§ **Dataset entries**
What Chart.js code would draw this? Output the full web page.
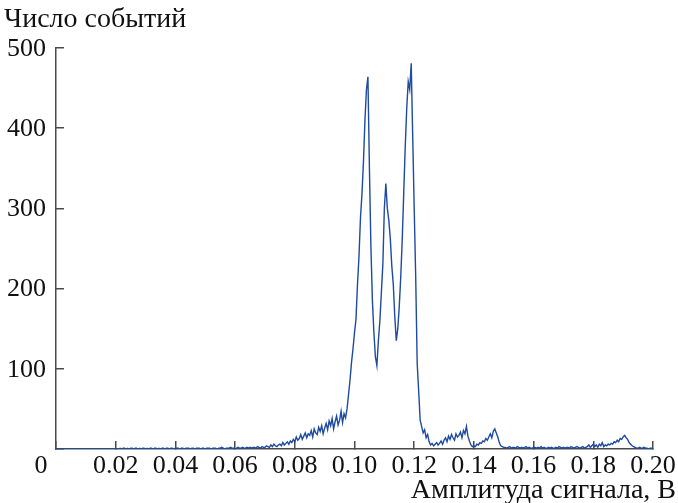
<!DOCTYPE html>
<html>
<head>
<meta charset="utf-8">
<script src="https://cdn.jsdelivr.net/npm/chart.js@4/dist/chart.umd.min.js"></script>
<style>
  html, body { margin: 0; padding: 0; background: #fff; }
  canvas { display: block; }
</style>
</head>
<body>
<canvas id="c" width="678" height="503"></canvas>
<script>
// Amplitude histogram: bin width in volts, counts per bin starting at 0 V
const binWidth = 0.0005;
const counts = [
  // 0.000 - 0.021
  0,0,0,0,0,0,0,0,0,0, 0,0,0,0,0,0,0,0,0,0,
  0,0,0,0,0,0,0,0,0,0, 0,0,0,0,0,0,0,0,0,0,
  0,0,0,
  // 0.0215 - 0.065
  1,0,1,1,0,1,0,1,1,0,1,1,0,1,0,1,1,0,
  1,0,1,1,0,1,1,0,1,0,1,1,0,1,1,0,1,1,0,1,
  1,1,0,1,1,0,1,1,1,0,1,1,0,1,1,1,0,1,1,0,
  1,1,1,0,1,1,1,0,1,1,2,1,0,1,1,1,2,1,1,0,
  1,2,1,1,2,1,1,2,1,2,
  // 0.0655 - 0.0975: slow rise
  1,2,2,1,3,2,1,3,2,
  2,4,3,2,5,3,6,4,3,5,
  6,4,8,5,7,9,6,10,8,12,
  9,15,11,13,18,12,16,20,14,19,
  17,23,15,25,20,18,27,22,29,19,
  26,32,24,35,29,38,25,34,41,30,
  36,47,33,44,39,
  // 0.0975 - 0.1245: main peaks
  50,68,86,108,125,145,162,205,240,288,
  318,358,410,448,464,350,252,185,145,115,
  104,135,160,195,230,300,331,300,285,262,
  228,205,165,135,150,178,215,262,320,377,
  425,458,448,481,390,300,215,107,72,36,
  28,20,24,14,18,
  // 0.125 - 0.150: two small bumps
  9,5,7,4,6,8,5,7,10,6,
  11,14,9,16,12,18,14,11,19,15,
  17,21,14,23,19,28,16,10,5,3,
  4,3,6,5,8,7,10,9,13,11,
  15,19,14,22,25,20,15,8,4,3,
  2,
  // 0.1505 - 0.177
  2,1,2,3,1,2,2,1,3,2,1,2,1,2,3,1,2,1,1,2,
  2,1,2,1,3,1,2,1,1,2,1,2,1,1,2,1,3,2,1,2,
  1,2,2,1,3,2,1,2,3,2,1,2,3,1,
  // 0.1775 - 0.200
  2,3,5,2,4,6,3,5,2,6,4,8,3,5,4,
  6,5,7,6,9,8,11,9,13,12,15,17,14,12,8,6,4,3,2,1,
  1,2,1,1,2,1,1,0,1,1,1
];

const xTicks = [0.02, 0.04, 0.06, 0.08, 0.10, 0.12, 0.14, 0.16, 0.18, 0.20];
const xTickLabels = ['0.02', '0.04', '0.06', '0.08', '0.10', '0.12', '0.14', '0.16', '0.18', '0.20'];
const yTicks = [100, 200, 300, 400, 500];
const yTickLabels = ['100', '200', '300', '400', '500'];
const originLabel = '0';
const yTitle = 'Число событий';
const xTitle = 'Амплитуда сигнала, В';

const points = counts.map((v, i) => ({ x: +(i * binWidth).toFixed(5), y: v }));

const TICK_FONT = '26px "Liberation Serif", "Times New Roman", serif';
const TITLE_FONT = '28px "Liberation Serif", "Times New Roman", serif';
const INK = '#111';
const AXIS = '#4a4a4a';

// Tick labels and axis titles in the style of a printed figure
const labelsPlugin = {
  id: 'printLabels',
  afterDraw(chart) {
    const { ctx, chartArea, scales } = chart;
    const xs = scales.x, ys = scales.y;
    ctx.save();
    ctx.fillStyle = INK;
    ctx.font = TICK_FONT;

    ctx.textAlign = 'right';
    ctx.textBaseline = 'middle';
    yTicks.forEach((v, k) => {
      ctx.fillText(yTickLabels[k], chartArea.left - 10, ys.getPixelForValue(v) + 1);
    });

    ctx.textAlign = 'center';
    const rowY = chartArea.bottom + 17;
    xTicks.forEach((v, k) => {
      ctx.fillText(xTickLabels[k], xs.getPixelForValue(v), rowY);
    });
    ctx.fillText(originLabel, chartArea.left - 15, rowY);

    ctx.font = TITLE_FONT;
    ctx.textAlign = 'right';
    ctx.fillText(xTitle, 676, chartArea.bottom + 42);

    ctx.textAlign = 'left';
    ctx.fillText(yTitle, 4, 20);
    ctx.restore();
  }
};

const axisCommon = {
  grid: { drawOnChartArea: false, drawTicks: true, tickLength: -8, color: AXIS, lineWidth: 1.5 },
  border: { color: AXIS, width: 1.5 }
};

new Chart(document.getElementById('c'), {
  type: 'line',
  data: {
    datasets: [{
      data: points,
      borderColor: '#1e4ba0',
      borderWidth: 1.4,
      pointRadius: 0,
      tension: 0,
      fill: false
    }]
  },
  options: {
    responsive: false,
    animation: false,
    devicePixelRatio: 1,
    layout: { padding: { left: 56, right: 25, top: 48, bottom: 54 } },
    plugins: { legend: { display: false }, tooltip: { enabled: false } },
    scales: {
      x: Object.assign({
        type: 'linear', min: 0, max: 0.2,
        ticks: { display: false, stepSize: 0.02 },
        afterFit(s) { s.height = 0; }
      }, axisCommon),
      y: Object.assign({
        type: 'linear', min: 0, max: 500,
        ticks: { display: false, stepSize: 100 },
        afterFit(s) { s.width = 0; }
      }, axisCommon)
    }
  },
  plugins: [labelsPlugin]
});
</script>
</body>
</html>
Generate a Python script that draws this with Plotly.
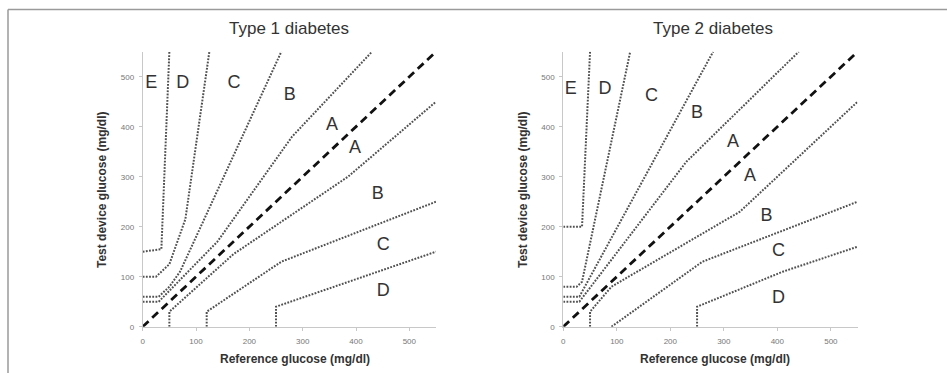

§ **Exercise prompt**
Every line of text is to be repeated exactly; pictures are left out.

§ **Exercise solution**
What Chart.js code would draw this? Output the full web page.
<!DOCTYPE html>
<html>
<head>
<meta charset="utf-8">
<script src="https://cdn.jsdelivr.net/npm/chart.js@4/dist/chart.umd.min.js"></script>
<style>
  html, body { margin: 0; padding: 0; background: #fff; }
  canvas { display: block; }
</style>
</head>
<body>
<canvas id="c" width="678" height="503"></canvas>
<script>
// Amplitude histogram: bin width in volts, counts per bin starting at 0 V
const binWidth = 0.0005;
const counts = [
  // 0.000 - 0.021
  0,0,0,0,0,0,0,0,0,0, 0,0,0,0,0,0,0,0,0,0,
  0,0,0,0,0,0,0,0,0,0, 0,0,0,0,0,0,0,0,0,0,
  0,0,0,
  // 0.0215 - 0.065
  1,0,1,1,0,1,0,1,1,0,1,1,0,1,0,1,1,0,
  1,0,1,1,0,1,1,0,1,0,1,1,0,1,1,0,1,1,0,1,
  1,1,0,1,1,0,1,1,1,0,1,1,0,1,1,1,0,1,1,0,
  1,1,1,0,1,1,1,0,1,1,2,1,0,1,1,1,2,1,1,0,
  1,2,1,1,2,1,1,2,1,2,
  // 0.0655 - 0.0975: slow rise
  1,2,2,1,3,2,1,3,2,
  2,4,3,2,5,3,6,4,3,5,
  6,4,8,5,7,9,6,10,8,12,
  9,15,11,13,18,12,16,20,14,19,
  17,23,15,25,20,18,27,22,29,19,
  26,32,24,35,29,38,25,34,41,30,
  36,47,33,44,39,
  // 0.0975 - 0.1245: main peaks
  50,68,86,108,125,145,162,205,240,288,
  318,358,410,448,464,350,252,185,145,115,
  104,135,160,195,230,300,331,300,285,262,
  228,205,165,135,150,178,215,262,320,377,
  425,458,448,481,390,300,215,107,72,36,
  28,20,24,14,18,
  // 0.125 - 0.150: two small bumps
  9,5,7,4,6,8,5,7,10,6,
  11,14,9,16,12,18,14,11,19,15,
  17,21,14,23,19,28,16,10,5,3,
  4,3,6,5,8,7,10,9,13,11,
  15,19,14,22,25,20,15,8,4,3,
  2,
  // 0.1505 - 0.177
  2,1,2,3,1,2,2,1,3,2,1,2,1,2,3,1,2,1,1,2,
  2,1,2,1,3,1,2,1,1,2,1,2,1,1,2,1,3,2,1,2,
  1,2,2,1,3,2,1,2,3,2,1,2,3,1,
  // 0.1775 - 0.200
  2,3,5,2,4,6,3,5,2,6,4,8,3,5,4,
  6,5,7,6,9,8,11,9,13,12,15,17,14,12,8,6,4,3,2,1,
  1,2,1,1,2,1,1,0,1,1,1
];

const xTicks = [0.02, 0.04, 0.06, 0.08, 0.10, 0.12, 0.14, 0.16, 0.18, 0.20];
const xTickLabels = ['0.02', '0.04', '0.06', '0.08', '0.10', '0.12', '0.14', '0.16', '0.18', '0.20'];
const yTicks = [100, 200, 300, 400, 500];
const yTickLabels = ['100', '200', '300', '400', '500'];
const originLabel = '0';
const yTitle = 'Число событий';
const xTitle = 'Амплитуда сигнала, В';

const points = counts.map((v, i) => ({ x: +(i * binWidth).toFixed(5), y: v }));

const TICK_FONT = '26px "Liberation Serif", "Times New Roman", serif';
const TITLE_FONT = '28px "Liberation Serif", "Times New Roman", serif';
const INK = '#111';
const AXIS = '#4a4a4a';

// Tick labels and axis titles in the style of a printed figure
const labelsPlugin = {
  id: 'printLabels',
  afterDraw(chart) {
    const { ctx, chartArea, scales } = chart;
    const xs = scales.x, ys = scales.y;
    ctx.save();
    ctx.fillStyle = INK;
    ctx.font = TICK_FONT;

    ctx.textAlign = 'right';
    ctx.textBaseline = 'middle';
    yTicks.forEach((v, k) => {
      ctx.fillText(yTickLabels[k], chartArea.left - 10, ys.getPixelForValue(v) + 1);
    });

    ctx.textAlign = 'center';
    const rowY = chartArea.bottom + 17;
    xTicks.forEach((v, k) => {
      ctx.fillText(xTickLabels[k], xs.getPixelForValue(v), rowY);
    });
    ctx.fillText(originLabel, chartArea.left - 15, rowY);

    ctx.font = TITLE_FONT;
    ctx.textAlign = 'right';
    ctx.fillText(xTitle, 676, chartArea.bottom + 42);

    ctx.textAlign = 'left';
    ctx.fillText(yTitle, 4, 20);
    ctx.restore();
  }
};

const axisCommon = {
  grid: { drawOnChartArea: false, drawTicks: true, tickLength: -8, color: AXIS, lineWidth: 1.5 },
  border: { color: AXIS, width: 1.5 }
};

new Chart(document.getElementById('c'), {
  type: 'line',
  data: {
    datasets: [{
      data: points,
      borderColor: '#1e4ba0',
      borderWidth: 1.4,
      pointRadius: 0,
      tension: 0,
      fill: false
    }]
  },
  options: {
    responsive: false,
    animation: false,
    devicePixelRatio: 1,
    layout: { padding: { left: 56, right: 25, top: 48, bottom: 54 } },
    plugins: { legend: { display: false }, tooltip: { enabled: false } },
    scales: {
      x: Object.assign({
        type: 'linear', min: 0, max: 0.2,
        ticks: { display: false, stepSize: 0.02 },
        afterFit(s) { s.height = 0; }
      }, axisCommon),
      y: Object.assign({
        type: 'linear', min: 0, max: 500,
        ticks: { display: false, stepSize: 100 },
        afterFit(s) { s.width = 0; }
      }, axisCommon)
    }
  },
  plugins: [labelsPlugin]
});
</script>
</body>
</html>
Generate a Python script that draws this with Plotly.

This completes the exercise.